Plateforme des ONG Françaises pour la Palestine

Les trois adolescents israéliens et les trois mineurs palestiniens

2 juillet 2014 - Arrêt sur images, Daniel Schneidermann dans Rue 89 mercredi 2 juillet 2014

Trois adolescents israéliens, enlevés le 12 juin près de Hebron, dans les territoires palestiniens, sont retrouvés le 30 juin, assassinés par leurs ravisseurs. Les Israéliens soupçonnent deux militants du Hamas. L’affaire fait peu de bruit dans la presse internationale, jusqu’à ce que leurs corps soient retrouvés.

Les images des obsèques sont alors largement diffusées sur les chaînes de télé mondiales. Le Monde consacre à l’affaire toute sa page 2.

Dans un long article, les victimes sont désignées neuf fois, de différentes manières : par leur nom et leur âge (« Eyal Yifrach, Naftali Frenkel, Gilad Shaer, âgés de 16 à 19 ans »), par leur profession (« les trois étudiants en yeshiva, école religieuse »), ar leur qualité dans l’affaire (« les captifs »), ou encore par le hashtag de la campagne Twitter appelant à accélérer les recherches policières (« #bringbackourboys »).

Les « trois mineurs » palestiniens

Au cours des opérations de recherche, nous apprend le même article :

« 420 Palestiniens ont été emprisonnés [...] et 2 200 bâtiments ont été fouillés, au cours de cette opération durant laquelle l’armée israélienne a tué cinq Palestiniens, dont trois mineurs. »

Relisez bien : « dont trois mineurs ». Des « trois mineurs » palestiniens, qui ne sont mentionnés qu’une seule fois dans l’article, on ne nous dit rien, ni leurs identités, ni leur âge, ni leur état (étudiants ? Lycéens ? Autres ?), rien non plus de l’émotion éventuelle de leurs proches, de leurs parents, ni même si leurs morts ont été mentionnées sur Twitter. Leurs obsèques n’ont pas été retransmises sur les réseaux mondiaux.

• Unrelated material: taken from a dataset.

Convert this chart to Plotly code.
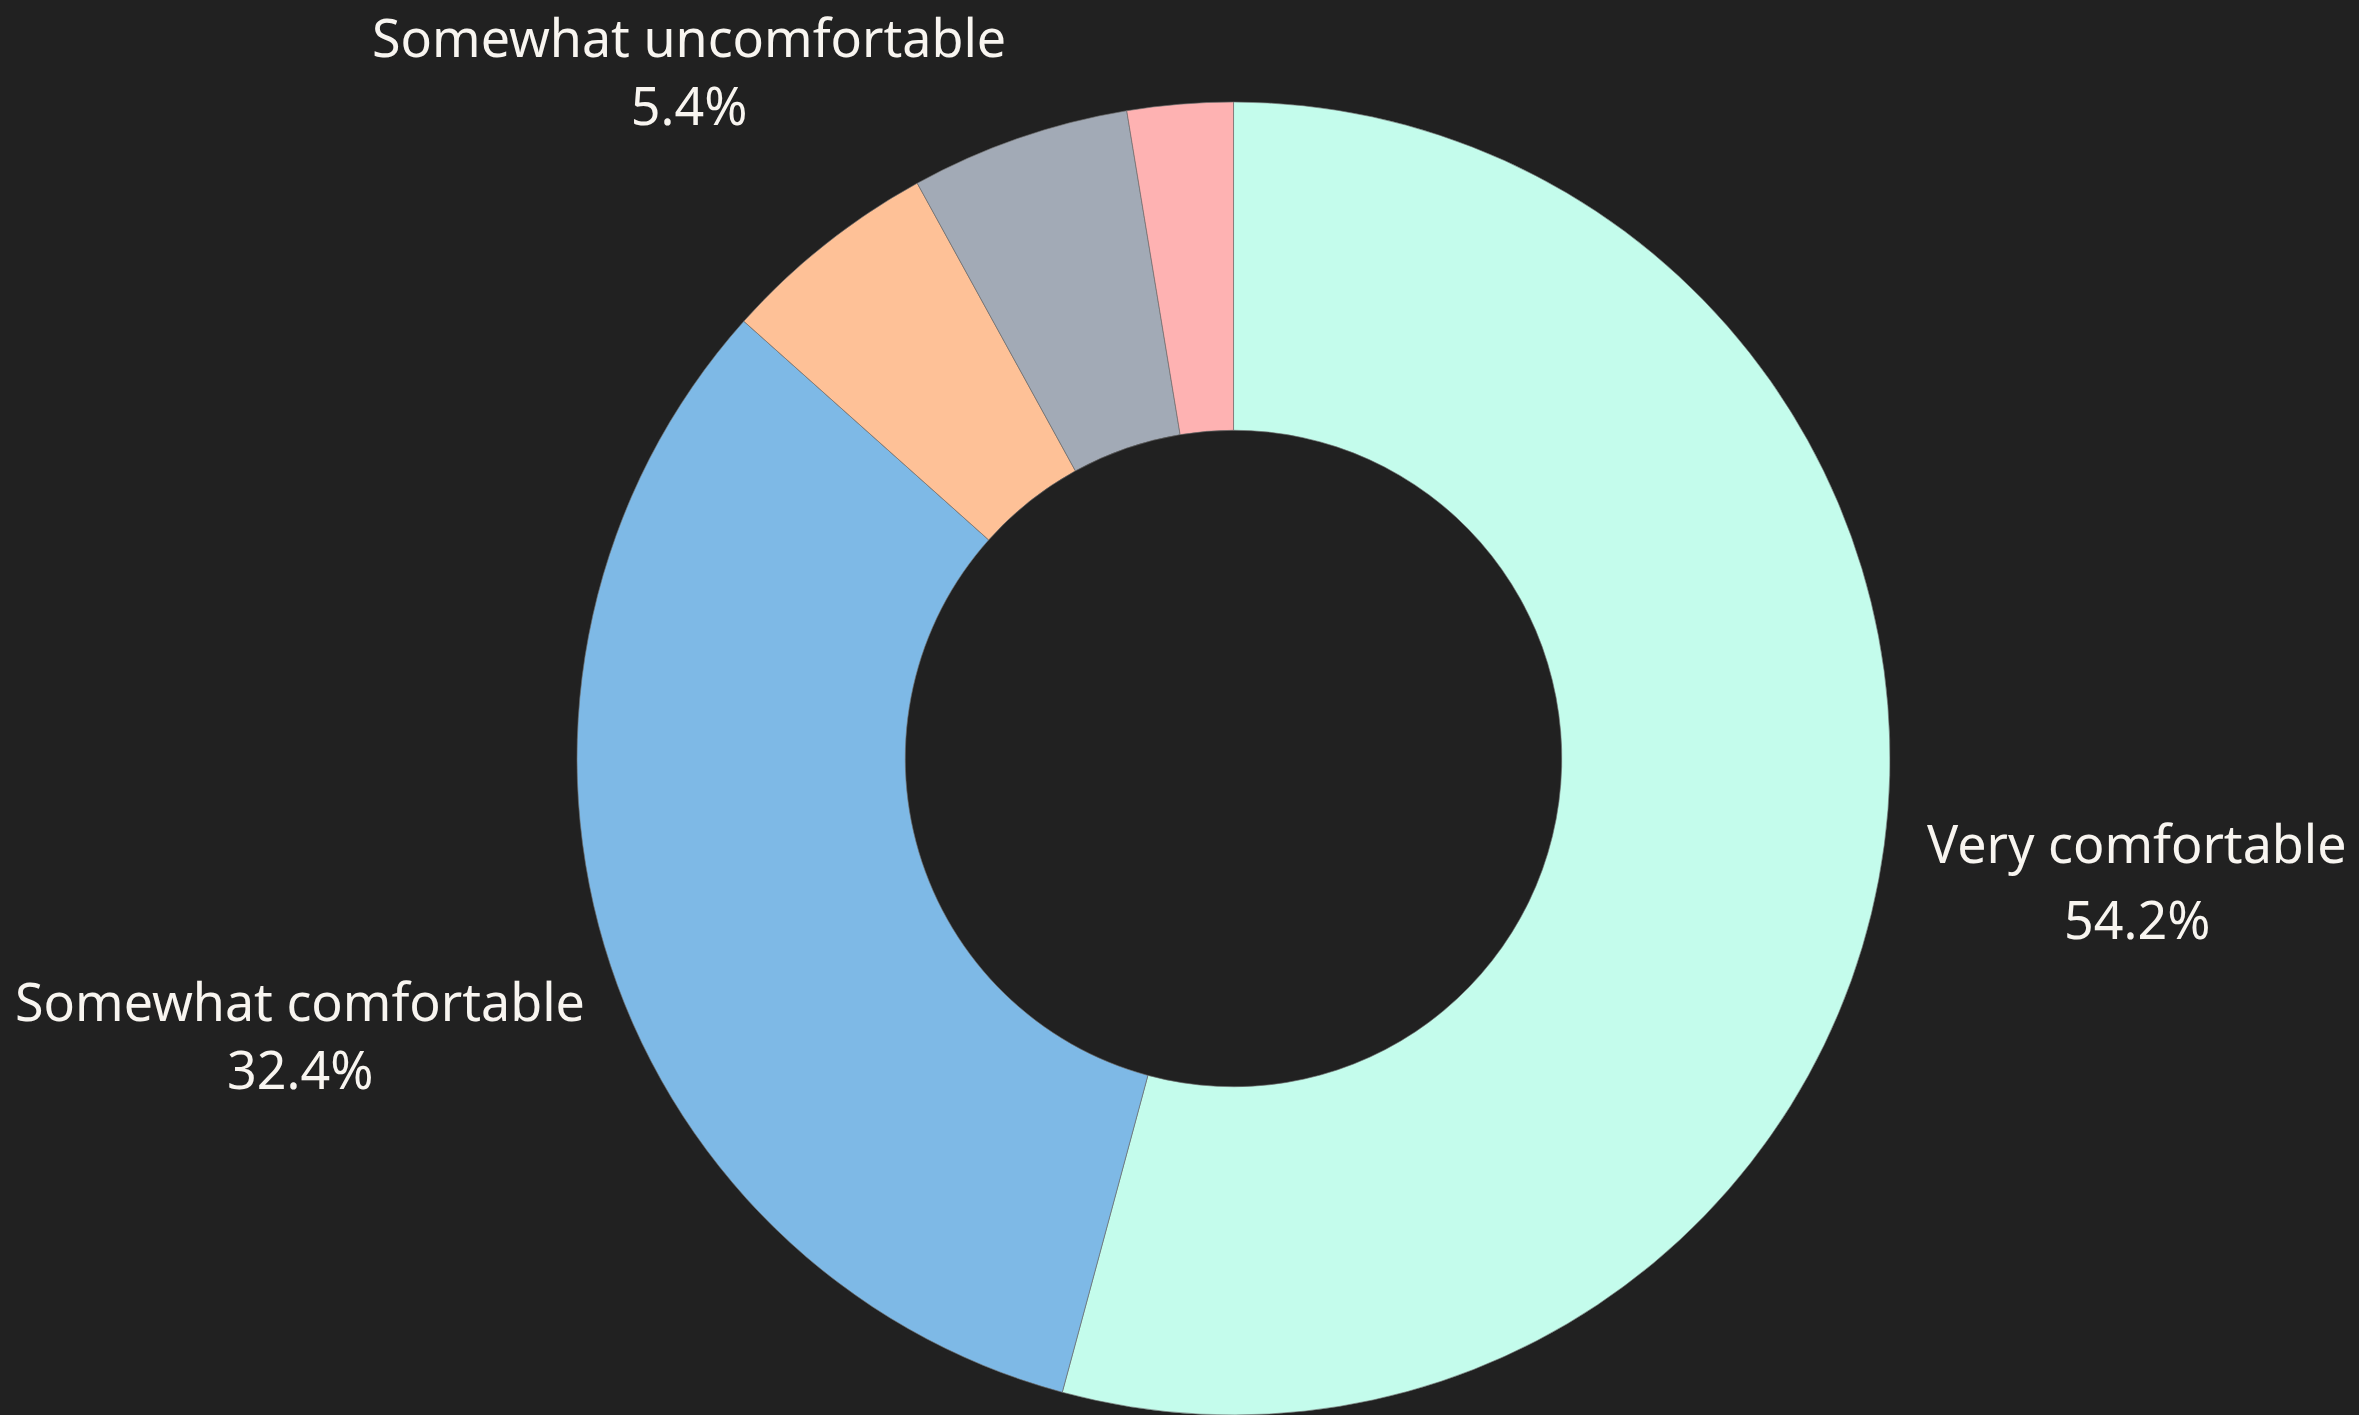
import plotly.graph_objects as go

# Survey responses, in drawing order (clockwise from 12 o'clock)
categories = ["Very comfortable", "Somewhat comfortable", "Neutral",
              "Somewhat uncomfortable", "Very uncomfortable"]
shares = [54.2, 32.4, 5.4, 5.4, 2.6]
colors = ["#C4FCEC", "#7EB9E6", "#FEC197", "#A2AAB6", "#FEB2B2"]

# Categories that get a text label: (x, y of name line, y of percent line) in paper coords.
# A y of None stacks name and percent in one block hung from the top edge.
labelled = {
    "Very comfortable": (0.9060, 0.4049, 0.3512),
    "Somewhat comfortable": (0.1270, 0.2926, 0.2452),
    "Somewhat uncomfortable": (0.2920, None, None),
}

BG = "#212121"
TEXT = "#F8F5F0"
FONT = "Noto Sans"
label_font = dict(family=FONT, size=52, color=TEXT)

fig = go.Figure(
    go.Pie(
        labels=categories,
        values=shares,
        hole=0.5,
        sort=False,
        direction="clockwise",
        rotation=0,
        marker=dict(colors=colors, line=dict(color="rgba(110,110,110,0.8)", width=0.8)),
        textinfo="none",
        hoverinfo="label+percent",
        showlegend=False,
        domain=dict(x=[0.0458, 1.0], y=[0.0, 1 - 102 / 1415]),
    )
)

total = sum(shares)
annotations = []
for name, val in zip(categories, shares):
    if name not in labelled:
        continue
    x, y_name, y_val = labelled[name]
    pct = f"{100 * val / total:.1f}%"
    if y_name is None:
        annotations.append(dict(
            x=x, y=1.0, xref="paper", yref="paper",
            text=f"{name}<br>{pct}", showarrow=False,
            xanchor="center", yanchor="top", borderpad=0,
            font=label_font,
        ))
        continue
    for txt, yy in ((name, y_name), (pct, y_val)):
        annotations.append(dict(
            x=x, y=yy, xref="paper", yref="paper",
            text=txt, showarrow=False,
            xanchor="center", yanchor="middle",
            font=label_font,
        ))

fig.update_layout(
    width=2359,
    height=1415,
    margin=dict(l=0, r=0, t=0, b=0),
    paper_bgcolor=BG,
    plot_bgcolor=BG,
    annotations=annotations,
)

fig.write_html("out.html")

D’un côté, des « adolescents », avec tout ce que le mot charrie de personnel et d’affectif (posters, baskets, frères, sœurs, bande de copains, premiers émois, acné, etc) ; de l’autre, des « mineurs », sans âge précis, sans visage, sans famille.

Vous me direz que les « trois mineurs palestiniens » ne sont pas le sujet de l’article, consacré à l’enlèvement des trois Israéliens. La mort des « trois mineurs » n’est qu’une conséquence, un dommage collatéral. Mais un journal est toujours libre de délimiter comme il le souhaite le sujet d’un article. Vous m’objecterez (peut-être) qu’on ne saurait taxer la presse française, dans son ensemble, d’être outrageusement pro-israélienne. C’est vrai. Il arrive qu’un biais journalistique (la prime aux « faibles ») vienne contrebalancer un autre biais (la prime à « ceux qui nous ressemblent », et les Israéliens ressemblent davantage aux journalistes et lecteurs occidentaux que les Palestiniens).

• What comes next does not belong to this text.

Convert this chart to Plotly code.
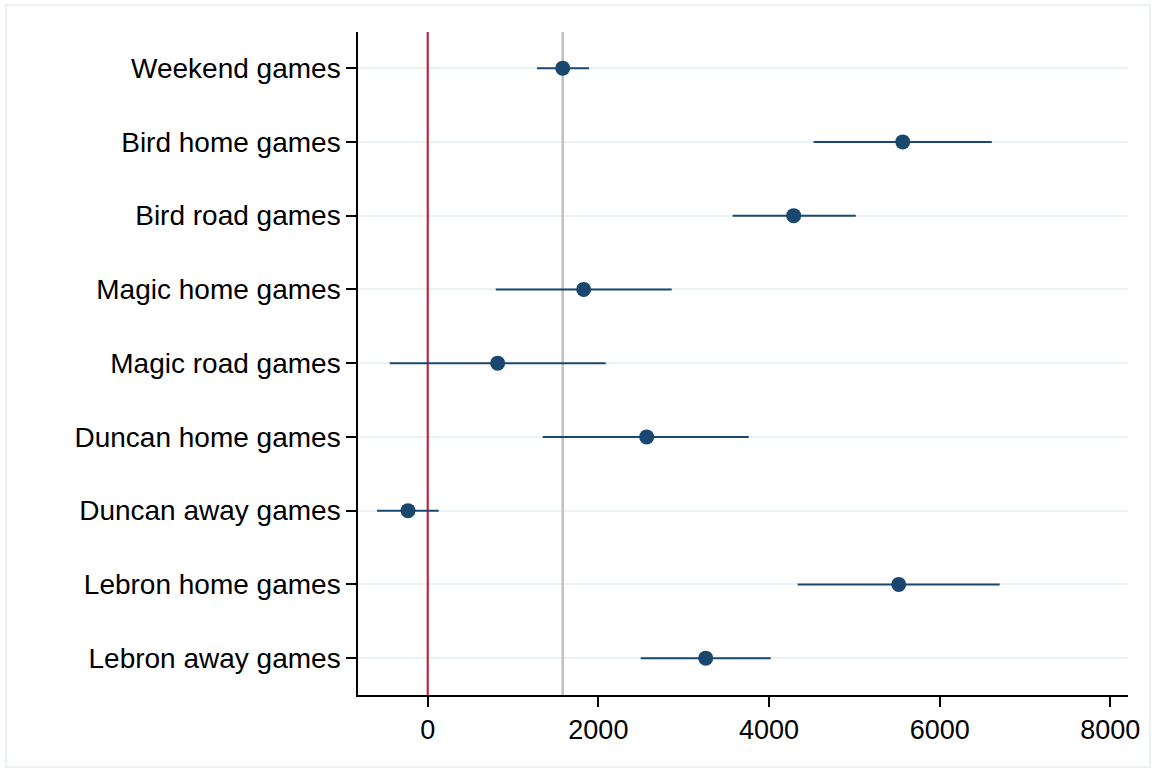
import plotly.graph_objects as go

categories = ["Weekend games", "Bird home games", "Bird road games", "Magic home games",
              "Magic road games", "Duncan home games", "Duncan away games",
              "Lebron home games", "Lebron away games"]
estimates = [1582, 5567, 4289, 1828, 820, 2566, -231, 5520, 3258]
ci_low = [1281, 4523, 3574, 797, -445, 1348, -594, 4336, 2496]
ci_high = [1890, 6610, 5016, 2859, 2086, 3762, 129, 6703, 4020]
reference_value = 1582
x_ticks = [0, 2000, 4000, 6000, 8000]

navy = "#1a476f"
positions = list(range(len(categories)))
y_lo, y_hi = -0.49, len(categories) - 0.5

fig = go.Figure()
# vertical reference lines as traces: above gridlines, below the markers
fig.add_trace(go.Scatter(x=[0, 0], y=[y_lo, y_hi], mode="lines",
                         line=dict(color="#c8102e", width=2),
                         showlegend=False, hoverinfo="skip"))
fig.add_trace(go.Scatter(x=[reference_value, reference_value], y=[y_lo, y_hi], mode="lines",
                         line=dict(color="#c0c0c0", width=2.5),
                         showlegend=False, hoverinfo="skip"))
fig.add_trace(go.Scatter(
    x=estimates, y=positions, mode="markers",
    marker=dict(color=navy, size=15),
    error_x=dict(type="data", symmetric=False,
                 array=[h - e for h, e in zip(ci_high, estimates)],
                 arrayminus=[e - l for e, l in zip(estimates, ci_low)],
                 color=navy, thickness=2, width=0),
    showlegend=False, hoverinfo="skip"))

L, R, T, B = 358, 28, 32, 77
W, H = 1156, 772
pw, ph = W - L - R, H - T - B
fig.add_shape(type="rect", xref="paper", yref="paper",
              x0=(6 - L) / pw, x1=(1150 - L) / pw,
              y0=(H - B - 767) / ph, y1=(H - B - 5) / ph,
              line=dict(color="#e6edf1", width=1.5), layer="below")

fig.update_layout(
    width=W, height=H, margin=dict(l=L, r=R, t=T, b=B),
    paper_bgcolor="white", plot_bgcolor="white",
    font=dict(family="Liberation Sans, Arial, sans-serif", size=28, color="black"),
    xaxis=dict(range=[-817, 8207], tickvals=x_ticks, ticks="outside", ticklen=10,
               tickwidth=1.5, tickcolor="black", showline=True, linecolor="black",
               linewidth=1.5, showgrid=False, zeroline=False,
               tickfont=dict(size=27)),
    yaxis=dict(range=[y_hi, y_lo], tickvals=positions, ticktext=categories,
               ticks="outside", ticklen=10, tickwidth=1.5, tickcolor="black",
               showline=True, linecolor="black", linewidth=1.5,
               showgrid=True, gridcolor="#eaf2f3", gridwidth=2, zeroline=False,
               tickfont=dict(size=28)),
)
fig.write_html("out.html", post_script="document.body.style.margin='0';",
               config={"displayModeBar": False})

Tout est dans l’article de Haaretz

Vous m’objecterez peut-être enfin qu’il était difficile de recueillir des informations précises et personnalisées sur les familles des trois « mineurs » palestiniens. Là, je serai obligé de vous contredire. L’un d’entre eux s’appelait Mohammed Dudin, il était âgé de 15 ans. Il avait un père, une mère, des cousins, une maison en construction, et il se faisait de l’argent de poche en vendant des friandises.

Toutes choses parfaitement racontées, selon les meilleurs canons de la narration journalistique occidentale, dans cet article de Haaretz, qui est un journal israélien, et dont je vous recommande la lecture intégrale.